Scott H. Deibel1, Erin L. Zelinski1, Robin J. Keeley1, Olga Kovalchuk2 and Robert J. McDonald1

1 Canadian Centre for Behavioural Neuroscience, Department of Neuroscience, University of Lethbridge, Lethbridge, AB, Canada

2 Department of Biological Sciences, University of Lethbridge, Lethbridge, AB, Canada

Correspondence to:

Scott H. Deibel, email:

Olga Kovalchuk, email:

Keywords: aging, brain, memory, circadian rhythms, Gerotarget

Received: March 10, 2015 Accepted:April 15, 2015 Published: May 08, 2015

Abstract

Circadian rhythm dysfunction and cognitive decline, specifically memory loss, frequently accompany natural aging. Circadian rhythms and memory are intertwined, as circadian rhythms influence memory formation and recall in young and old rodents. Although, the precise relationship between circadian rhythms and memory is still largely unknown, it is hypothesized that circadian rhythm disruption, which occurs during aging, contributes to age-associated cognitive decline, specifically memory loss. While there are a variety of mechanisms that could mediate this effect, changes in the epigenome that occur during aging has been proposed as a potential candidate. Interestingly, epigenetic mechanisms, such as DNA methylation and sirtuin1 (SIRT1) are necessary for both circadian rhythms and memory. During aging, similar alterations of epigenetic mechanisms occur in the suprachiasmatic nucleus (SCN) and hippocampus, which are necessary for circadian rhythm generation and memory, respectively.

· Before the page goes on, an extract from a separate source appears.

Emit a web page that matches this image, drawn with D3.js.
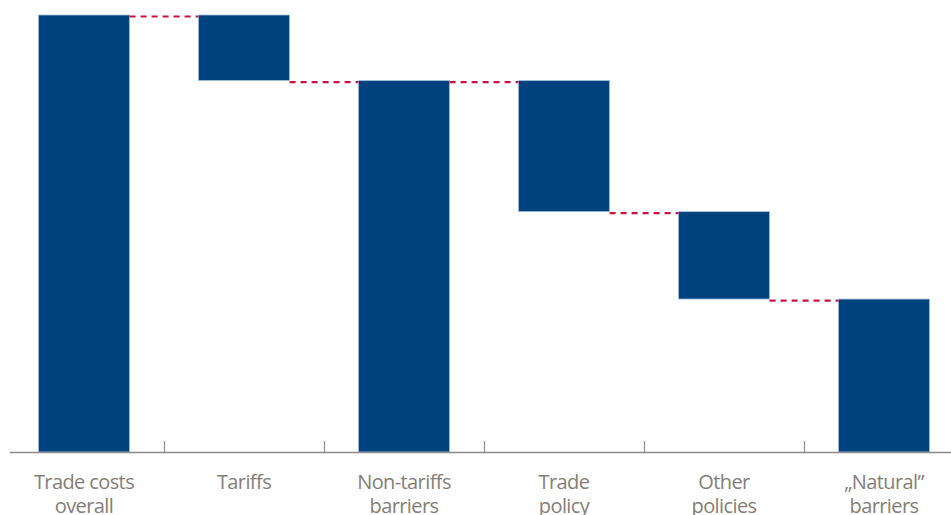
<!DOCTYPE html>
<html><head><meta charset="utf-8">
<script src="https://cdn.jsdelivr.net/npm/d3@7"></script>
<style>
html,body{margin:0;padding:0;background:#fff;}
svg{display:block;}
</style></head>
<body><svg id="c" width="951" height="515"></svg>
<script>
const categories = ["Trade costs overall","Tariffs","Non-tariffs barriers","Trade policy","Other policies","\u201eNatural\u201d barriers"];
const labelLines = [["Trade costs","overall"],["Tariffs"],["Non-tariffs","barriers"],["Trade","policy"],["Other","policies"],["\u201eNatural\u201d","barriers"]];
const values = [100, -15, 85, -30, -20, 35];
const isTotal = [true, false, true, false, false, true];

// compute waterfall start/end
let running = 0;
const bars = categories.map((c,i)=>{
  let y0,y1;
  if(isTotal[i]){ y0 = 0; y1 = values[i]; running = values[i]; }
  else { y0 = running; y1 = running + values[i]; running = y1; }
  return {cat:c, lines:labelLines[i], lo:Math.min(y0,y1), hi:Math.max(y0,y1), end:running};
});

const svg = d3.select("#c");
const x = d3.scaleBand().domain(categories).range([4,964]).paddingInner(0.43).paddingOuter(0.215);
const y = d3.scaleLinear().domain([0,100]).range([452,15]);

const gap = (x.step()-x.bandwidth())/2;

// bars
svg.append("g").selectAll("rect").data(bars).join("rect")
  .attr("x",d=>x(d.cat)).attr("width",x.bandwidth())
  .attr("y",d=>y(d.hi)).attr("height",d=>y(d.lo)-y(d.hi))
  .attr("fill","#00427e").attr("stroke","#a8c2dc").attr("stroke-width",0.8);

// connectors
const conn = bars.slice(0,-1).map((d,i)=>({x1:x(d.cat)+x.bandwidth(), x2:x(bars[i+1].cat), v:d.end}));
svg.append("g").selectAll("line").data(conn).join("line")
  .attr("x1",d=>d.x1).attr("x2",d=>d.x2)
  .attr("y1",d=>y(d.v)+1.5).attr("y2",d=>y(d.v)+1.5)
  .attr("stroke","#cc1040").attr("stroke-width",2.2).attr("stroke-dasharray","6,5");

// axis line
svg.append("line").attr("x1",10).attr("x2",951).attr("y1",y(0)+0.5).attr("y2",y(0)+0.5)
  .attr("stroke","#8a8a8a").attr("stroke-width",1.3);
// ticks at band boundaries
const bounds = categories.slice(1).map(c=>x(c)-gap);
svg.append("g").selectAll("line").data(bounds).join("line")
  .attr("x1",d=>d+0.5).attr("x2",d=>d+0.5).attr("y1",y(0)-11).attr("y2",y(0))
  .attr("stroke","#8a8a8a").attr("stroke-width",1.2);

// labels
const lab = svg.append("g").attr("font-family","'Open Sans', sans-serif").attr("font-size",20)
  .attr("letter-spacing","-0.6px")
  .attr("fill","#857e77").attr("text-anchor","middle");
bars.forEach(d=>{
  const t = lab.append("text").attr("x",x(d.cat)+x.bandwidth()/2).attr("y",489);
  d.lines.forEach((l,j)=>t.append("tspan").attr("x",x(d.cat)+x.bandwidth()/2).attr("dy",j?24:0).text(l));
});
</script></body></html>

Recently, circadian rhythms have been linked to epigenetic function in the hippocampus, as some of these epigenetic mechanisms oscillate in the hippocampus and are disrupted by clock gene deletion. The current paper will review how circadian rhythms and memory change with age, and will suggest how epigenetic changes in these processes might contribute to age-related cognitive decline.